I get on an open elevator that takes a circuitous route to the next level and then seems to have mind of it's own as to where to stop.
Although the rigging seems to be taking place in a theater, when I go outside, it's outside that same house. It starts to rain. A woman walking toward me as she exits the garage gets into a crouch and does front flips to avoid puddles, seemingly in fast motion.
Part of the crew is idling (always a bit of my nightmare). I inform them that all special equipment orders must be in by tomorrow, and before they can protest, I tell them, yes, I am aware that we have not chosen, no less scouted and certainly not tech scouted the locations. I look in their eyes one-by-one to make sure they understand, even though it makes little sense to me. One of them, lying on the ground, looks up at me and nods. He is a key grip who I once fired and would never work with again.
There are two directors, neither being the actual Indonesian director who is working on this project.
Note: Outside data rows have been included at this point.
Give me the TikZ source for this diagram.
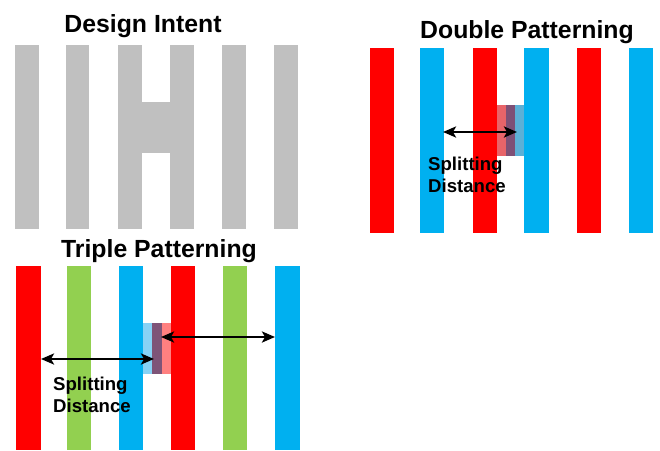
\documentclass[tikz,border=0pt]{standalone}
\usepackage{fontspec}
\setmainfont{Liberation Sans}
\usetikzlibrary{arrows.meta}
\definecolor{cred}{HTML}{FF0000}
\definecolor{cblue}{HTML}{00B0F0}
\definecolor{cgreen}{HTML}{92D050}
\definecolor{cgray}{HTML}{C0C0C0}
\definecolor{dlred}{RGB}{232,100,105}
\definecolor{dpurp}{RGB}{126,80,118}
\definecolor{dlblue}{RGB}{92,176,214}
\definecolor{tlblue}{RGB}{135,210,245}
\definecolor{tpurp}{RGB}{126,84,120}
\definecolor{tlred}{RGB}{255,128,128}
\tikzset{
  title/.style={font=\bfseries\fontsize{24.8}{27}\selectfont, inner sep=0pt, anchor=base},
  lbl/.style={font=\bfseries\fontsize{18.6}{22}\selectfont, inner sep=0pt, anchor=base west},
  dist/.style={{Stealth[length=13pt,width=11pt,inset=3pt]}-{Stealth[length=13pt,width=11pt,inset=3pt]}, line width=2.6pt, black}
}
\begin{document}
\begin{tikzpicture}[x=1pt,y=-1pt]
\useasboundingbox (0,0) rectangle (660,450);
% ---------- Design Intent ----------
\node[title] (tdi) at (143,32) {Design Intent};
\foreach \a/\b in {15/39,66/89,118/142,170/194,222/246,274/298}
  \fill[cgray] (\a,45) rectangle (\b,229);
\fill[cgray] (142,102) rectangle (170,153);
% ---------- Double Patterning ----------
\node[title] (tdp) at (527,38) {Double Patterning};
\foreach \a/\b/\c in {370/394/cred,420/444/cblue,473/497/cred,524/549/cblue,577/601/cred,629/653/cblue}
  \fill[\c] (\a,48) rectangle (\b,233);
\fill[dlred] (497,105) rectangle (506,156);
\fill[dpurp] (506,105) rectangle (515,156);
\fill[dlblue] (515,105) rectangle (524,156);
\coordinate (da) at (443,132);
\coordinate (db) at (517,132);
\draw[dist] (da) -- (db);
\node[lbl] (ld1) at (428,170) {Splitting};
\node[lbl] (ld2) at (428,192) {Distance};
% ---------- Triple Patterning ----------
\node[title] (ttp) at (159,257) {Triple Patterning};
\foreach \a/\b/\c in {16/41/cred,67/91/cgreen,119/143/cblue,171/195/cred,223/247/cgreen,275/300/cblue}
  \fill[\c] (\a,266) rectangle (\b,450);
\fill[tlblue] (143,323) rectangle (152,374);
\fill[tpurp] (152,323) rectangle (162,374);
\fill[tlred] (162,323) rectangle (171,374);
\coordinate (ta) at (41,359);
\coordinate (tb) at (154,359);
\coordinate (tc) at (161,337);
\coordinate (td) at (275,337);
\draw[dist] (ta) -- (tb);
\draw[dist] (tc) -- (td);
\node[lbl] (lt1) at (53,390) {Splitting};
\node[lbl] (lt2) at (53,412) {Distance};
\end{tikzpicture}
\end{document}
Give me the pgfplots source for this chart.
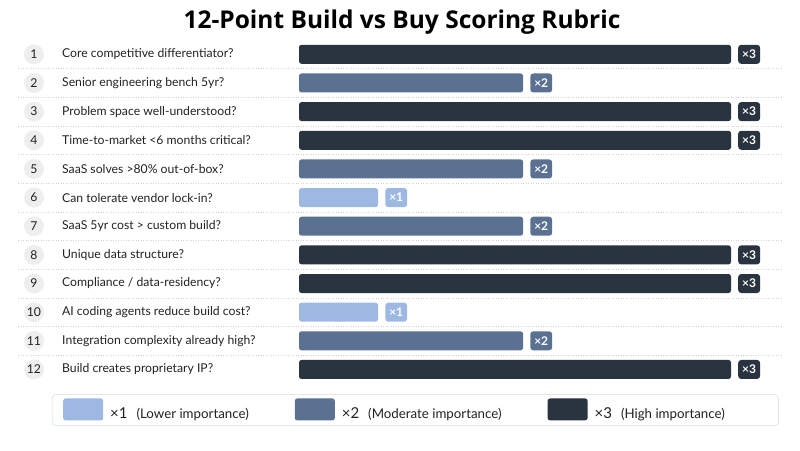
\documentclass[border=0pt]{standalone}
\usepackage{pgfplots}
\pgfplotsset{compat=1.18}
\usepackage{fontspec}
\setmainfont{Lato}
\newfontfamily\titlefont{Open Sans}
\definecolor{cLight}{HTML}{9DB9E2}
\definecolor{cMid}{HTML}{5A7192}
\definecolor{cDark}{HTML}{2A3441}
\definecolor{cText}{HTML}{222222}
\begin{document}
\begin{tikzpicture}
\path[use as bounding box] (0,0) rectangle (800pt,450pt);
\node[font=\titlefont\fontsize{24.5}{28}\selectfont\bfseries, text=black] at (402pt,428pt) {12-Point Build vs Buy Scoring Rubric};
\foreach \i in {1,...,11} {
  \draw[gray!35, line width=0.6pt, dash pattern=on 1pt off 1.5pt] (18pt,{395.7pt-(\i-0.5)*28.65pt}) -- (782pt,{395.7pt-(\i-0.5)*28.65pt});
}
\begin{axis}[
  at={(299pt,66.2pt)}, anchor=south west, scale only axis,
  width=432pt, height=343.8pt,
  xmin=0, xmax=3, ymin=0.5, ymax=12.5, y dir=reverse,
  xbar, bar width=19pt, bar shift=0pt,
  axis line style={draw=none}, xtick=\empty, major tick length=0pt,
  ytick={1,...,12},
  yticklabels={Core competitive differentiator?, Senior engineering bench 5yr?, Problem space well-understood?, Time-to-market <6 months critical?, SaaS solves >80\% out-of-box?, Can tolerate vendor lock-in?, SaaS 5yr cost > custom build?, Unique data structure?, Compliance / data-residency?, AI coding agents reduce build cost?, Integration complexity already high?, Build creates proprietary IP?},
  yticklabel style={anchor=west, xshift=-237pt, inner xsep=0pt, font=\fontsize{12.2}{14}\selectfont, text=cText},
  extra y ticks={1,...,12},
  extra y tick labels={1,...,12},
  extra y tick style={yticklabel style={anchor=center, xshift=-28pt, circle, fill=gray!13, minimum size=20pt, inner sep=0pt}},
  clip=false,
  every node near coord/.append style={anchor=west, xshift=7pt, text=white, font=\bfseries\fontsize{12}{13}\selectfont, rounded corners=3pt, minimum height=19pt, inner xsep=4pt},
  legend style={at={(-0.5718,-0.0762)}, anchor=west, draw=gray!30, rounded corners=4pt, legend columns=3, font=\fontsize{13.3}{15}\selectfont, text=cText, inner xsep=11pt, inner ysep=4pt, /tikz/every even column/.append style={column sep=44pt}},
  legend cell align=left,
  legend image code/.code={\fill[#1] (0pt,-7pt) rectangle (40pt,15pt);},
]
\addplot[fill=cLight, draw=none, rounded corners=2.5pt, nodes near coords={×1}, every node near coord/.append style={fill=cLight}] coordinates {(0.549,6) (0.549,10)};
\addlegendentry{\hspace{5pt}{\fontsize{15}{15}\selectfont ×1}\hspace{9pt}(Lower importance)}
\addplot[fill=cMid, draw=none, rounded corners=2.5pt, nodes near coords={×2}, every node near coord/.append style={fill=cMid}] coordinates {(1.556,2) (1.556,5) (1.556,7) (1.556,11)};
\addlegendentry{\hspace{5pt}{\fontsize{15}{15}\selectfont ×2}\hspace{9pt}(Moderate importance)}
\addplot[fill=cDark, draw=none, rounded corners=2.5pt, nodes near coords={×3}, every node near coord/.append style={fill=cDark}] coordinates {(3,1) (3,3) (3,4) (3,8) (3,9) (3,12)};
\addlegendentry{\makebox[176pt][l]{\hspace{5pt}{\fontsize{15}{15}\selectfont ×3}\hspace{9pt}(High importance)}}
\end{axis}
\end{tikzpicture}
\end{document}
They are the two gentlemen who I work with in development, neither of whom has ever directed. When I talk to then, they have their backs to me, but not, seemingly, out of disrespect. It just seems the norm with them
I can't wait to see what dreams may come once we get closer to actually filming!
*George and Georgina Spelvin are traditional actor pseudonyms in theater, the way Alan Smithee is for theater and film directors.
**The lead character in Durang's play is pretty sure he is in a Shakespeare play, but he can't remember which one, and he keeps butchering famous Shakespeare lines. My apologies, Willie.